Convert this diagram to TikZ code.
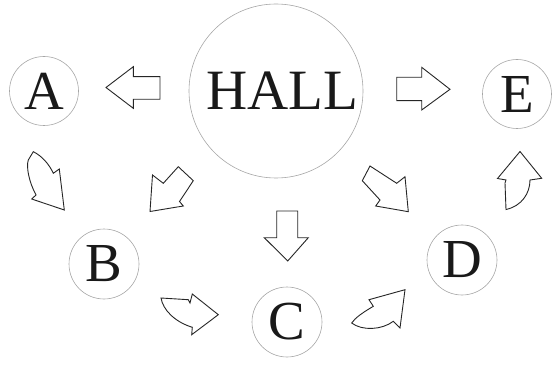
\documentclass[tikz,border=0pt]{standalone}
\usepackage{fontspec}
\setmainfont{Liberation Serif}
\begin{document}
\begin{tikzpicture}[x=1pt,y=-1pt,
  room/.style={circle,draw=black!35,line width=0.6pt,inner sep=0pt,text=black!90,font=\fontsize{55}{60}\selectfont},
  blockarrow/.style={draw=black!85,line width=0.9pt,line join=miter,fill=white}]
\useasboundingbox (0,0) rectangle (554,366);
\node[room,minimum size=174pt,font=\fontsize{57}{62}\selectfont] (hall) at (276,91) {\kern12pt HALL};
\node[room,minimum size=69pt] (a) at (44,91) {A};
\node[room,minimum size=69pt] (e) at (517,94) {E};
\node[room,minimum size=70pt] (b) at (104,264) {B};
\node[room,minimum size=70pt] (c) at (287,322) {C};
\node[room,minimum size=70pt] (d) at (462,260) {D};
% hall -> a
\draw[blockarrow] (106,87.5) -- (133.3,66.7) -- (133.3,76.7) -- (160,76.7) -- (160,99.3) -- (133.3,99.3) -- (133.3,108.3) -- cycle;
% hall -> e
\draw[blockarrow] (396.7,77.3) -- (421.7,77.3) -- (421.7,67.3) -- (450,89.3) -- (421.7,110) -- (421.7,100.7) -- (396.7,100.7) -- cycle;
% hall -> c
\draw[blockarrow] (276.7,211) -- (297.7,211) -- (297.7,237.7) -- (308.3,237.7) -- (287.7,261) -- (264.3,237.7) -- (276.7,237.7) -- cycle;
% hall -> b
\draw[blockarrow] (150,211.5) -- (152.5,175) -- (163.3,183.3) -- (178.3,166.7) -- (193.3,180.7) -- (179.5,201.5) -- (183.3,206) -- cycle;
% hall -> d
\draw[blockarrow] (370,166) -- (396.7,183.3) -- (405,176.7) -- (408.3,211.7) -- (375.7,206) -- (380,200) -- (362.3,180.7) -- cycle;
% a -> b
\draw[blockarrow] (33.3,151.7) .. controls (42,156) and (49,164) .. (53.3,173.3) -- (59.3,169) -- (64.3,210) -- (31.7,199) -- (36,195) .. controls (29,182) and (26,167) .. (28.3,160) -- cycle;
% b -> c
\draw[blockarrow] (161,298) -- (188.3,299.7) -- (190,303) -- (192.3,294) -- (218.3,314.7) -- (191.7,334.7) -- (192.3,327.3) .. controls (175,322) and (163,310) .. (161,298) -- cycle;
% c -> d
\draw[blockarrow] (405,289.7) -- (369,299.7) -- (373.3,306.3) .. controls (362,313) and (355,318) .. (351.7,323) .. controls (362,331) and (382,330) .. (393.3,321.3) -- (400,328) -- cycle;
% d -> e
\draw[blockarrow] (520,151.5) -- (541.7,178.3) -- (530,180) .. controls (530,193) and (522,206) .. (506,209.5) -- (505,183) -- (506,180) -- (497.5,178.5) -- cycle;
\end{tikzpicture}
\end{document}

********

# [What the task asks]
Go through the data above and transcribe it in full, omitting any image.

# [Task solution]
Convert this diagram to TikZ code.
\documentclass[tikz,border=0pt]{standalone}
\usepackage{fontspec}
\setmainfont{Liberation Serif}
\begin{document}
\begin{tikzpicture}[x=1pt,y=-1pt,
  room/.style={circle,draw=black!35,line width=0.6pt,inner sep=0pt,text=black!90,font=\fontsize{55}{60}\selectfont},
  blockarrow/.style={draw=black!85,line width=0.9pt,line join=miter,fill=white}]
\useasboundingbox (0,0) rectangle (554,366);
\node[room,minimum size=174pt,font=\fontsize{57}{62}\selectfont] (hall) at (276,91) {\kern12pt HALL};
\node[room,minimum size=69pt] (a) at (44,91) {A};
\node[room,minimum size=69pt] (e) at (517,94) {E};
\node[room,minimum size=70pt] (b) at (104,264) {B};
\node[room,minimum size=70pt] (c) at (287,322) {C};
\node[room,minimum size=70pt] (d) at (462,260) {D};
% hall -> a
\draw[blockarrow] (106,87.5) -- (133.3,66.7) -- (133.3,76.7) -- (160,76.7) -- (160,99.3) -- (133.3,99.3) -- (133.3,108.3) -- cycle;
% hall -> e
\draw[blockarrow] (396.7,77.3) -- (421.7,77.3) -- (421.7,67.3) -- (450,89.3) -- (421.7,110) -- (421.7,100.7) -- (396.7,100.7) -- cycle;
% hall -> c
\draw[blockarrow] (276.7,211) -- (297.7,211) -- (297.7,237.7) -- (308.3,237.7) -- (287.7,261) -- (264.3,237.7) -- (276.7,237.7) -- cycle;
% hall -> b
\draw[blockarrow] (150,211.5) -- (152.5,175) -- (163.3,183.3) -- (178.3,166.7) -- (193.3,180.7) -- (179.5,201.5) -- (183.3,206) -- cycle;
% hall -> d
\draw[blockarrow] (370,166) -- (396.7,183.3) -- (405,176.7) -- (408.3,211.7) -- (375.7,206) -- (380,200) -- (362.3,180.7) -- cycle;
% a -> b
\draw[blockarrow] (33.3,151.7) .. controls (42,156) and (49,164) .. (53.3,173.3) -- (59.3,169) -- (64.3,210) -- (31.7,199) -- (36,195) .. controls (29,182) and (26,167) .. (28.3,160) -- cycle;
% b -> c
\draw[blockarrow] (161,298) -- (188.3,299.7) -- (190,303) -- (192.3,294) -- (218.3,314.7) -- (191.7,334.7) -- (192.3,327.3) .. controls (175,322) and (163,310) .. (161,298) -- cycle;
% c -> d
\draw[blockarrow] (405,289.7) -- (369,299.7) -- (373.3,306.3) .. controls (362,313) and (355,318) .. (351.7,323) .. controls (362,331) and (382,330) .. (393.3,321.3) -- (400,328) -- cycle;
% d -> e
\draw[blockarrow] (520,151.5) -- (541.7,178.3) -- (530,180) .. controls (530,193) and (522,206) .. (506,209.5) -- (505,183) -- (506,180) -- (497.5,178.5) -- cycle;
\end{tikzpicture}
\end{document}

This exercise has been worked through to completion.